Following these observations, we rapidly realised that our Solar System was really an exception. At that time, in order to be accepted by the astrophysics community, any model of the evolution of the Solar System had to operate in an almost deterministic way. Models were supposed to be able to reproduce the Solar System every time. But we just couldn’t do it. From the moment the first exoplanets were discovered, it became clear that planetary systems were extremely diverse. Models could no longer be expected to systematically come up with any that were similar in every way to our own. This was a major paradigm shift, and it enabled the Nice model to be favourably regarded by astrophysicists.

What made you decide to become a planetary scientist?
A. M.:
I must have been 5 or 6 years old when I discovered the night sky. In those days, our family used to go on holiday to a little village in the mountains overlooking Lake Garda, in the Italian Alps. I used to love going out in the garden at night to play with the shadows. It was a way of overcoming my fear. And the longer I stayed outside, the more my eyes got used to the surrounding darkness. Until one day, I looked up at the sky and saw the Milky Way. Something almost unimaginable today (due to light pollution, Editor’s note), but back then you really could see it. And I remember vividly going back into the house to call my father and ask him what it was. He came back outside with me and, even though he was a chemist, he was able to explain the wonderful sight we beheld.
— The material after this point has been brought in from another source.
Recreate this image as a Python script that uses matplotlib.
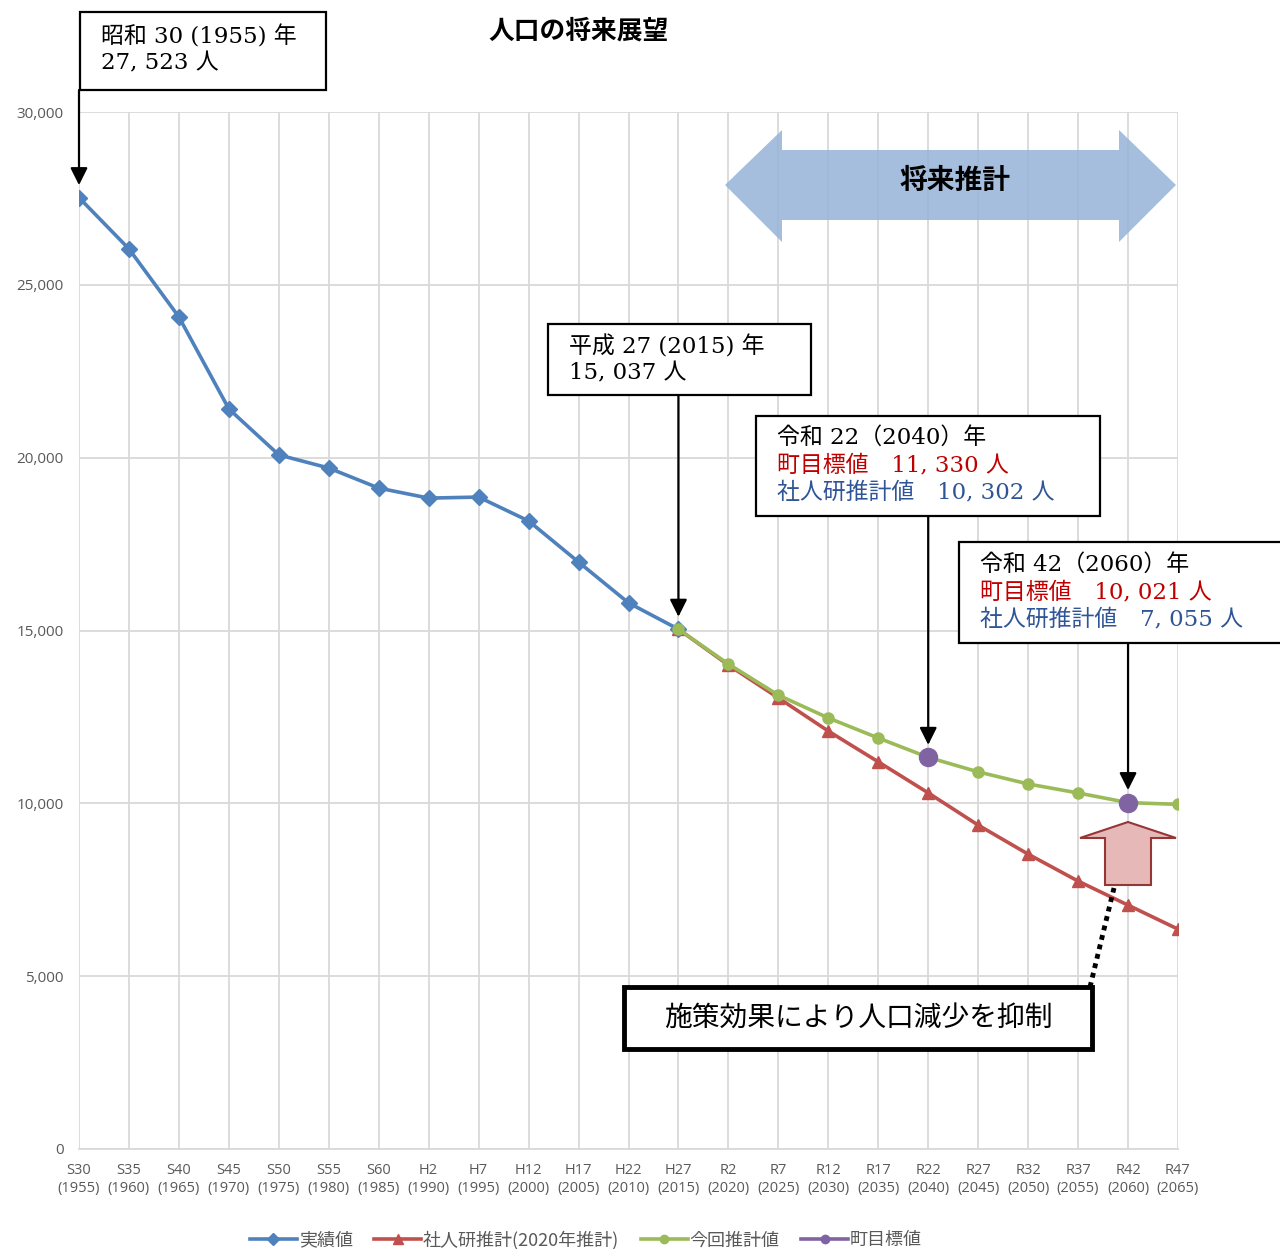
import matplotlib
matplotlib.use("Agg")
import matplotlib.pyplot as plt
import matplotlib.patches as mpatches
from matplotlib.lines import Line2D
import numpy as np

plt.rcParams['font.family'] = ['Noto Sans CJK JP', 'DejaVu Sans']

eras = ['S30', 'S35', 'S40', 'S45', 'S50', 'S55', 'S60', 'H2', 'H7', 'H12', 'H17', 'H22',
        'H27', 'R2', 'R7', 'R12', 'R17', 'R22', 'R27', 'R32', 'R37', 'R42', 'R47']
years = [1955, 1960, 1965, 1970, 1975, 1980, 1985, 1990, 1995, 2000, 2005, 2010,
         2015, 2020, 2025, 2030, 2035, 2040, 2045, 2050, 2055, 2060, 2065]

# 実績値 (S30 - H27)
actual = [27523, 26040, 24070, 21410, 20080, 19700, 19120, 18830, 18860, 18170, 16980, 15800, 15037]
# 社人研推計 (H27 - R47)
ipss = [15037, 14000, 13050, 12090, 11200, 10302, 9370, 8530, 7750, 7055, 6360]
# 今回推計値 (H27 - R47)
current = [15037, 14030, 13130, 12470, 11890, 11330, 10910, 10560, 10300, 10021, 9970]
# 町目標値
target_idx = [17, 21]
target = [11330, 10021]

BLUE = '#4f81bd'
RED = '#c0504d'
GREEN = '#9bbb59'
PURPLE = '#8064a2'
GRID = '#d9d9d9'
TICK = '#595959'

W, H = 1280, 1249
fig = plt.figure(figsize=(W / 100, H / 100), dpi=100)


def fx(x):
    return x / W


def fy(y):
    return 1 - y / H


ax = fig.add_axes([fx(79), fy(1149), fx(1178) - fx(79), fy(112) - fy(1149)])

x_act = np.arange(len(actual))
x_fut = np.arange(12, 12 + len(ipss))

ax.plot(x_act, actual, color=BLUE, lw=2.6, marker='D', ms=8, zorder=3)
ax.plot(x_fut, ipss, color=RED, lw=2.6, marker='^', ms=9, zorder=3)
ax.plot(x_fut, current, color=GREEN, lw=2.6, marker='o', ms=8, zorder=4)
ax.plot(target_idx, target, color=PURPLE, lw=0, marker='o', ms=13, zorder=5)

ax.set_xlim(0, 22)
ax.set_ylim(0, 30000)
ax.set_xticks(range(len(eras)))
ax.set_xticklabels([f'{e}\n({y})' for e, y in zip(eras, years)],
                   fontsize=10.5, color=TICK, family=['Open Sans', 'DejaVu Sans'], linespacing=1.25)
ax.set_yticks(range(0, 30001, 5000))
ax.set_yticklabels([f'{v:,}' for v in range(0, 30001, 5000)],
                   fontsize=11, color=TICK, family=['Open Sans', 'DejaVu Sans'])
ax.tick_params(length=0, pad=10)
ax.tick_params(axis='y', pad=11)
ax.grid(True, color=GRID, lw=1.3)
for s in ['top', 'right', 'left']:
    ax.spines[s].set_visible(False)
ax.spines['bottom'].set_color(GRID)
ax.spines['bottom'].set_linewidth(1.3)

fig.text(fx(579), fy(31), '人口の将来展望', ha='center', va='center',
         fontsize=18.5, fontweight='bold')

SERIF = ['DejaVu Serif', 'Noto Sans CJK JP']


def box(x0, y0, x1, y1, lw=1.6):
    r = mpatches.Rectangle((fx(x0), fy(y1)), fx(x1) - fx(x0), fy(y0) - fy(y1),
                           transform=fig.transFigure, facecolor='white',
                           edgecolor='black', lw=lw, zorder=6)
    fig.add_artist(r)


def lines(x, ys, texts, colors, size=16.5):
    for y, t, c in zip(ys, texts, colors):
        fig.text(fx(x), fy(y), t, ha='left', va='center', fontsize=size,
                 color=c, family=SERIF, zorder=7)


def pointer(x_data, y_data, y_top):
    ax.annotate('', xy=(x_data, y_data), xycoords='data',
                xytext=(ax.transData.transform((x_data, 0))[0] / W, fy(y_top)),
                textcoords='figure fraction',
                arrowprops=dict(arrowstyle='-|>', color='black', lw=1.6,
                                mutation_scale=26, shrinkA=0, shrinkB=9),
                zorder=6, annotation_clip=False)


fig.canvas.draw()

# box 1
box(80, 12, 326, 90)
lines(101, [37, 63], ['昭和 30 (1955) 年', '27, 523 人'], ['black', 'black'])
pointer(0, actual[0], 90)

# box 2
box(548, 324, 811, 395)
lines(569, [347, 373], ['平成 27 (2015) 年', '15, 037 人'], ['black', 'black'])
pointer(12, actual[12], 395)

# box 3
box(756, 416, 1100, 516)
lines(777, [438, 465, 492], ['令和 22（2040）年', '町目標値　11, 330 人', '社人研推計値　10, 302 人'],
      ['black', '#c00000', '#2f5597'])
pointer(17, target[0], 516)

# box 4
box(959, 542, 1284, 643)
lines(980, [565, 592, 619], ['令和 42（2060）年', '町目標値　10, 021 人', '社人研推計値　7, 055 人'],
      ['black', '#c00000', '#2f5597'])
pointer(21, target[1], 643)

# 将来推計 double arrow
dbl = [(725, 185), (782, 130), (782, 150), (1119, 150), (1119, 130), (1176, 185),
       (1119, 242), (1119, 220), (782, 220), (782, 242)]
fig.add_artist(mpatches.Polygon([(fx(a), fy(b)) for a, b in dbl], closed=True,
                                transform=fig.transFigure, facecolor='#95b3d7',
                                alpha=0.85, edgecolor='none', zorder=5))
fig.text(fx(955), fy(181), '将来推計', ha='center', va='center', fontsize=20,
         fontweight='bold', zorder=7)

# dotted connector
fig.add_artist(Line2D([fx(1090), fx(1114)], [fy(987), fy(888)], transform=fig.transFigure,
                      color='black', lw=3.5, linestyle=(0, (1, 1)), zorder=6))

# up arrow
up = [(1128, 822), (1176, 838), (1151, 838), (1151, 885), (1105, 885), (1105, 838), (1080, 838)]
fig.add_artist(mpatches.Polygon([(fx(a), fy(b)) for a, b in up], closed=True,
                                transform=fig.transFigure, facecolor='#e6b8b7',
                                edgecolor='#953735', lw=1.5, zorder=6))

box(624, 987, 1092, 1049, lw=3.5)
fig.text(fx(858), fy(1018), '施策効果により人口減少を抑制', ha='center', va='center',
         fontsize=20, family=SERIF, zorder=7)

handles = [
    Line2D([], [], color=BLUE, lw=2.6, marker='D', ms=6),
    Line2D([], [], color=RED, lw=2.6, marker='^', ms=7),
    Line2D([], [], color=GREEN, lw=2.6, marker='o', ms=6),
    Line2D([], [], color=PURPLE, lw=2.6, marker='o', ms=6),
]
labels = ['実績値', '社人研推計(2020年推計)', '今回推計値', '町目標値']
leg = fig.legend(handles, labels, loc='center', bbox_to_anchor=(fx(586), fy(1240)),
                 ncol=4, frameon=False, fontsize=13, handlelength=2.6,
                 handletextpad=0.1, columnspacing=1.2)
for t in leg.get_texts():
    t.set_color(TICK)

fig.savefig('out.png', dpi=100)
Later, my parents gave me a small second-hand 114 mm telescope for Christmas that I used to take on holiday to observe the stars. I also used it in the city, where observation conditions were far from ideal. Nonetheless, I discovered that in Milan, where I lived until I was 22, the sky was clear enough to let you observe the planets and the Moon quite well. Maybe that’s why I became a planetary scientist.

In the past few months you and the astrophysicist Maud Langlois have been jointly coordinating 2 a CNRS programme 3 that aims to design instruments to help the scientific community detect evidence of life around stars relatively close to our own. What connection is there between planetary science and the origins of life?
A. M.:
We have to assume that life cannot arise anywhere else but on a planet. So, it makes sense to first try to understand how these bodies form. The emergence of life also depends on the characteristics of the planet that harbours it, such as its orbit, how far it is from its star, how it is affected by its moons if it has any, by internal convection in its mantle, by plate tectonics, and by the stability of its climate in the presence of a star that is undergoing rapid change.

The programme I co-direct involves astronomy, geochemistry, geophysics and biology. The biologists are there to tell us what types of environment are likely to be conducive to life. The job of the geophysicists is to understand how such environments can develop on a planet that was initially a world of magma. And we astronomers have to try and figure out how such planets form, how Earth-like bodies and super-Earths come into being, for example. To achieve these goals, we therefore had to come up with new research instruments and design them. I was a little hesitant initially, but you have to face the facts: if we are to unravel the mysteries of the origins of life, we have no choice but to develop new analytical, measuring and detection tools. It was this insight that finally convinced me to fully commit myself to this programme.’

2. Centre de Recherche Astrophysique de Lyon (CNRS / École Normale Supérieure de Lyon / Université Claude Bernard Lyon 1).